Southeastern Europe, bordering the Adriatic Sea, between Bosnia and Herzegovina
Continental in the Northern Croatia
Mountainous in the Central Croatia
Mediterranean along the Adriatic Coast (average of 2600 sunny hours per year)
Geographically diverse; flat plains along Hungarian border, low mountains and highlands near Adriatic coastline and islands.
Croatia is a country rich in natural resources, navigable rivers abundant with fish, plants and rare animal species, oak forests and hot springs. The beauty of Slavonian breadbasket, the forests of Gorski kotar, the picturesque hills of Hrvatsko zagorje and the sun-drenched Adriatic beaches will surely attract those who value distinctiveness, variety and richness of nature.
There are several categories of protected areas in Croatia: Strict Reserves (2), National Parks (8), Nature Parks (10), Special reserves, Park Forests and others. Each of them is characterized by distinctive traits and some have become a part of our identity, a part of the total image of Croatia. The Plitvička jezera National Park has been entered into the World Natural Heritage Register compiled by UNESCO.
Dubrovnik is a city of exceptional history, and is a world renowned monument of heritage and beauty (registered among the UNESCO World Heritage Monuments). It is also one of the most attractive and famous cities on the Mediterranean.

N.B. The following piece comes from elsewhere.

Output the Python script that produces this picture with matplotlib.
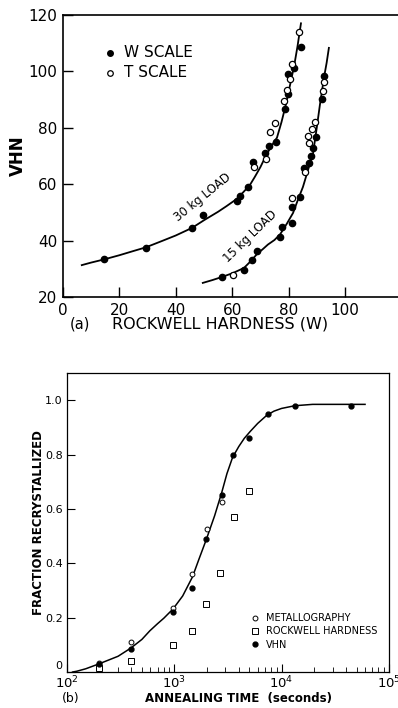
import numpy as np
import matplotlib.pyplot as plt
import matplotlib.transforms as mtransforms

plt.rcParams['font.family'] = ['DejaVu Sans']
plt.rcParams['mathtext.default'] = 'regular'

# ---- (a) VHN vs Rockwell hardness ----
w30_x = [14.5, 29.4, 45.8, 49.6, 61.6, 62.8, 65.6, 67.4, 71.6, 73.0, 75.5, 78.7, 79.8, 79.8, 81.9, 84.4]
w30_y = [33.5, 37.4, 44.5, 49.1, 54.0, 55.8, 59.0, 67.9, 71.0, 73.5, 75.0, 86.7, 92.0, 99.1, 101.2, 108.7]
t30_x = [67.7, 72.0, 73.4, 75.2, 78.4, 79.4, 80.5, 81.2, 83.7]
t30_y = [66.0, 68.9, 78.5, 81.7, 89.5, 93.4, 97.3, 102.6, 114.0]

w15_x = [56.4, 64.2, 67.0, 68.8, 77.0, 77.7, 81.2, 81.2, 84.0, 85.5, 87.2, 87.9, 88.7, 89.7, 91.8, 92.6]
w15_y = [27.1, 29.6, 33.1, 36.3, 41.3, 44.8, 46.2, 51.9, 55.5, 65.7, 67.5, 70.0, 72.8, 76.7, 90.2, 98.4]
t15_x = [60.3, 81.2, 85.8, 86.9, 87.2, 88.3, 89.4, 92.2, 92.6]
t15_y = [27.8, 55.1, 64.3, 77.0, 74.6, 79.6, 82.0, 93.0, 96.2]

# fitted curves
curve30_x = [6.7, 10, 14.5, 20, 25, 29.4, 35, 40, 45.8, 50, 55, 58, 61.7, 64, 66.3, 68, 70,
             71.6, 73.5, 75.9, 77.5, 79, 80.5, 82, 83.2, 84.4]
curve30_y = [31.3, 32.2, 33.3, 34.8, 36.3, 37.6, 39.8, 41.8, 44.5, 47.2, 50.2, 52.2, 54.8, 57.2,
             59.7, 62.5, 66.0, 69.3, 72.8, 76.5, 82.0, 88.0, 95.0, 102.0, 109.0, 117.0]
curve15_x = [49.6, 53, 56.4, 60.3, 64.2, 66.5, 68.8, 70.8, 72.7, 75, 77, 79.4, 81.6, 83.3, 85.1,
             86.9, 88.7, 90.0, 91.1, 92.6, 93.5, 94.3]
curve15_y = [25.0, 26.0, 27.1, 28.5, 30.3, 32.6, 35.2, 36.9, 38.6, 40.2, 42.2, 46.0, 49.8, 54.4,
             59.0, 65.0, 71.0, 80.0, 88.0, 98.0, 103.0, 108.3]

# ---- (b) fraction recrystallized vs annealing time ----
met_t = [199, 394, 980, 1480, 2000, 2770]
met_f = [0.035, 0.11, 0.235, 0.36, 0.525, 0.625]
rock_t = [199, 394, 980, 1460, 1970, 2700, 3600, 5000]
rock_f = [0.015, 0.04, 0.10, 0.15, 0.25, 0.365, 0.57, 0.665]
vhn_t = [199, 394, 980, 1480, 1990, 2770, 3550, 5000, 7440, 13300, 44600]
vhn_f = [0.03, 0.085, 0.22, 0.31, 0.49, 0.65, 0.80, 0.86, 0.95, 0.98, 0.98]

curve_t = [113, 124, 150, 199, 300, 394, 500, 594, 700, 800, 975, 1200, 1480, 1700, 1980, 2380,
           2770, 3100, 3500, 4000, 4500, 5100, 6000, 7300, 8500, 10000, 13300, 19500, 30000, 60000]
curve_f = [0.0, 0.003, 0.012, 0.03, 0.058, 0.088, 0.12, 0.152, 0.178, 0.198, 0.232, 0.28, 0.35,
           0.415, 0.485, 0.575, 0.66, 0.73, 0.79, 0.83, 0.86, 0.885, 0.915, 0.945, 0.96, 0.97,
           0.98, 0.985, 0.985, 0.985]

fig = plt.figure(figsize=(3.98, 7.08), dpi=100)

# top panel
ax1 = fig.add_axes([0.158, 0.5805, 0.842, 0.3985])
ax1.plot(curve30_x, curve30_y, color='black', lw=1.3)
ax1.plot(curve15_x, curve15_y, color='black', lw=1.3)
ax1.plot(w30_x, w30_y, 'o', color='black', ms=4.5)
ax1.plot(w15_x, w15_y, 'o', color='black', ms=4.5)
ax1.plot(t30_x, t30_y, 'o', mfc='white', mec='black', ms=4.5, mew=0.9)
ax1.plot(t15_x, t15_y, 'o', mfc='white', mec='black', ms=4.5, mew=0.9)
ax1.set_xlim(0, 118.8)
ax1.set_ylim(20, 120)
ax1.set_xticks([0, 20, 40, 60, 80, 100])
ax1.set_yticks([20, 40, 60, 80, 100, 120])
ax1.tick_params(direction='in', length=7, width=1, labelsize=11, pad=4)
ax1.spines['right'].set_visible(False)
for s in ['left', 'top', 'bottom']:
    ax1.spines[s].set_linewidth(1.2)
ax1.set_ylabel('VHN', fontsize=12, fontweight='bold', labelpad=1)
ax1.text(0.02, -0.095, '(a)', transform=ax1.transAxes, fontsize=10.5, va='center')
ax1.text(0.47, -0.095, 'ROCKWELL HARDNESS (W)', transform=ax1.transAxes,
         fontsize=11.5, va='center', ha='center')
# legend
ax1.plot([16.7], [106.5], 'o', color='black', ms=4)
ax1.plot([16.7], [99.4], 'o', mfc='white', mec='black', ms=4, mew=0.9)
ax1.text(21.6, 106.5, 'W SCALE', fontsize=11, va='center')
ax1.text(21.6, 99.4, 'T SCALE', fontsize=11, va='center')
# curve labels
ax1.text(49.6, 55.5, '30 kg LOAD', fontsize=8.5, rotation=39, ha='center', va='center')
ax1.text(66.3, 41.5, '15 kg LOAD', fontsize=8.5, rotation=44, ha='center', va='center')

# bottom panel
ax2 = fig.add_axes([0.168, 0.0508, 0.809, 0.4222])
ax2.plot(curve_t, curve_f, color='black', lw=1.1)
ax2.plot(met_t, met_f, 'o', mfc='white', mec='black', ms=3.5, mew=0.7, label='METALLOGRAPHY')
ax2.plot(rock_t, rock_f, 's', mfc='white', mec='black', ms=4, mew=0.7, label='ROCKWELL HARDNESS')
ax2.plot(vhn_t, vhn_f, 'o', color='black', ms=3.5, label='VHN')
ax2.set_xscale('log')
ax2.set_xlim(1e2, 1e5)
ax2.set_ylim(0, 1.1)
ax2.set_xticks([1e2, 1e3, 1e4, 1e5])
ax2.set_xticklabels(['$10^2$', '$10^3$', '$10^4$', '$10^5$'])
ax2.set_yticks([0, 0.2, 0.4, 0.6, 0.8, 1.0])
ax2.set_yticklabels(['0', '0.2', '0.4', '0.6', '0.8', '1.0'])
ax2.tick_params(direction='in', length=6, width=0.8, pad=3)
ax2.tick_params(axis='x', labelsize=9.5, pad=2)
ax2.tick_params(axis='y', labelsize=8)
ax2.tick_params(which='minor', direction='in', length=3.5, width=0.6)
ax2.tick_params(axis='y', which='minor', left=False)
for s in ax2.spines.values():
    s.set_linewidth(0.9)
# lift the "0" label a little, as in the original
zero_lbl = ax2.get_yticklabels()[0]
zero_lbl.set_transform(zero_lbl.get_transform() +
                       mtransforms.ScaledTranslation(0, 5 / 72, fig.dpi_scale_trans))
ax2.set_ylabel('FRACTION RECRYSTALLIZED', fontsize=8.5, fontweight='bold', labelpad=0)
fig.text(0.598, 0.014, 'ANNEALING TIME  (seconds)', fontsize=8.5, fontweight='bold',
         ha='center', va='center')
fig.text(0.178, 0.014, '(b)', fontsize=9, ha='center', va='center')
ax2.legend(loc='lower right', bbox_to_anchor=(0.99, 0.045), frameon=False, fontsize=7,
           handletextpad=0.5, handlelength=1.2, labelspacing=0.35)

fig.savefig('out.png', dpi=100)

Diocletian, the Roman Emperor, spent the final years of his life near Aspalathos in Dalmatia, where he was born. There he built a massive palace, the original architecture of which was altered over time, however, throughout the ages, the overall structure changed very little. Within the Roman walls, a city developed. Even today, the beauty of the palace peristyles, Diocletian’s mausoleum, the Temple of Jupiter, the colonnade along the streets, the early Christian churches, the Romantic houses, the gates by Andrija Buvina and the architectural works of Juraj Dalmatinac. This historical core of today’s Split was added to the UNESCO World Heritage list in 1979.